“The sound of a rubber duck being rolled onto the dancefloor”: Nigga Fox, Garbage and more in Singles Club

Each week on the FACT Singles Club, a selection of our writers work their way through the new music of the week gone by.

With the way individual tracks are now consumed, the idea of what constitutes a single has shifted dramatically in the last half a decade, and it’s for this reason that the songs reviewed across the next pages are a combination of 12″ vinyl releases, mixtape cuts, SoundCloud uploads and more. This week, the return of Garbage, Mala in Peru, L-Vis 1990 & Egyptrixx and more.


Singles Club - Garbage

Garbage – ‘Empty’

Chris Kelly: The dream of the ‘90s is alive!
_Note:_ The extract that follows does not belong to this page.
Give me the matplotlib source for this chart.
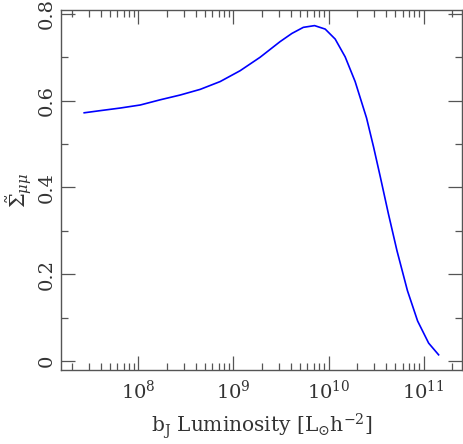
import numpy as np
import matplotlib
matplotlib.use("Agg")
import matplotlib.pyplot as plt
from matplotlib.ticker import LogLocator, MultipleLocator, FixedLocator, NullFormatter

# data (log10 luminosity, Sigma_mumu)
log_lum = [7.43, 7.60, 7.81, 8.02, 8.23, 8.44, 8.65, 8.86, 9.07, 9.28, 9.49, 9.615,
           9.735, 9.853, 9.965, 10.07, 10.175, 10.28, 10.40, 10.474, 10.545, 10.63,
           10.72, 10.83, 10.937, 11.053, 11.158]
sigma = [0.572, 0.577, 0.583, 0.590, 0.602, 0.613, 0.626, 0.644, 0.669, 0.700, 0.736,
         0.755, 0.769, 0.773, 0.765, 0.742, 0.701, 0.644, 0.560, 0.493, 0.424, 0.339,
         0.254, 0.162, 0.092, 0.041, 0.014]
lum = [10 ** v for v in log_lum]

yticks = [0, 0.2, 0.4, 0.6, 0.8]
ytick_labels = ["0", "0.2", "0.4", "0.6", "0.8"]

plt.rcParams['mathtext.fontset'] = 'dejavuserif'
plt.rcParams['font.family'] = ['DejaVu Serif']

fig = plt.figure(figsize=(4.63, 4.44), dpi=100)
ax = fig.add_axes([61/463, 74/444, 401/463, 360/444])
ax.plot(lum, sigma, color='#0000ff', lw=1.2)
ax.set_xscale('log')
ax.set_xlim(10 ** 7.186, 10 ** 11.404)
ax.set_ylim(-0.021, 0.809)

ax.xaxis.set_major_locator(FixedLocator([1e8, 1e9, 1e10, 1e11]))
ax.set_xticklabels([r"$10^{8}$", r"$10^{9}$", r"$10^{10}$", r"$10^{11}$"])
ax.xaxis.set_minor_locator(LogLocator(base=10, subs=np.arange(2, 10), numticks=20))
ax.xaxis.set_minor_formatter(NullFormatter())
ax.set_yticks(yticks)
ax.set_yticklabels(ytick_labels, rotation=90, va='center')
ax.yaxis.set_minor_locator(MultipleLocator(0.1))

gray = '#555555'
for s in ax.spines.values():
    s.set_color(gray)
    s.set_linewidth(1.0)
ax.tick_params(which='both', direction='in', top=True, right=True, colors=gray,
               labelcolor='#333333', labelsize=14, width=0.9)
ax.tick_params(which='major', length=10)
ax.tick_params(axis='y', which='major', pad=4)
ax.tick_params(axis='x', which='major', pad=7)
ax.tick_params(which='minor', length=5)

ax.set_xlabel(r"b$_{\rm J}$ Luminosity [L$_{\odot}$h$^{-2}$]", fontsize=14.5, color='#333333', labelpad=6)
ax.set_ylabel(r"$\tilde{\Sigma}_{\mu\mu}$", fontsize=15, color='#333333', labelpad=2)

fig.savefig("out.png", dpi=100)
It’s great that Shirley and the boys can still make loud-quiet-loud pop-rock anthems that are darker than they first appear. The lyrics do most of the heavy lifting here: what was the last rock song about imposter syndrome? (7)

Son Raw: If you are both excited to hear new power-pop from survivors of the grunge era and a FACT reader, you’re in luck, ‘cause this is very solid meat and potatoes rock. For the other 95% of you, see, in the ‘90s a band could reach world tour status under the name Garbage. (6)

Daniel Montesinos-Donaghy: Notes trickle into one another to create a leading riff and Shirley Manson refrains from being anything less than reserved. Garbage remain cool, inching towards effortlessness while basking in their laminate-sleek production. And ‘Empty’ is polished as can be but un-involving – ironically, similar to the beau-obsessed protagonist. You can be un-involving and self-involved, it seems. (5)

Aurora Mitchell: Surprisingly, this doesn’t leave me feeling empty. Garbage have been doing their thing for over 20 years now and they still manage to sound as fresh as they did when they started out. Probably says something about me that my first thought about the lyric “ideas die on the vine” was that it was referring to the video platform. (6)

Tayyab Amin: This has an irresistible charm to it, maybe stemming from its familiar aura. I love how punchy the breakdown is. It’s got an alt edge yet it’s catchy enough for Match of the Day highlights. Pretty much a perfect popular radio song, no? (6)

6


Singles Club - Mala

Mala – ‘Kotos’

Chris Kelly: Mala is one of the few artists who can subsume the music of a place into his own work while avoiding all-out appropriation. For me, ‘Kotos’ was definitely a Mala track when that first snare snapped into frame, but did anyone else first think of Dawn Richard’s ‘Calypso’ when hearing this? (6)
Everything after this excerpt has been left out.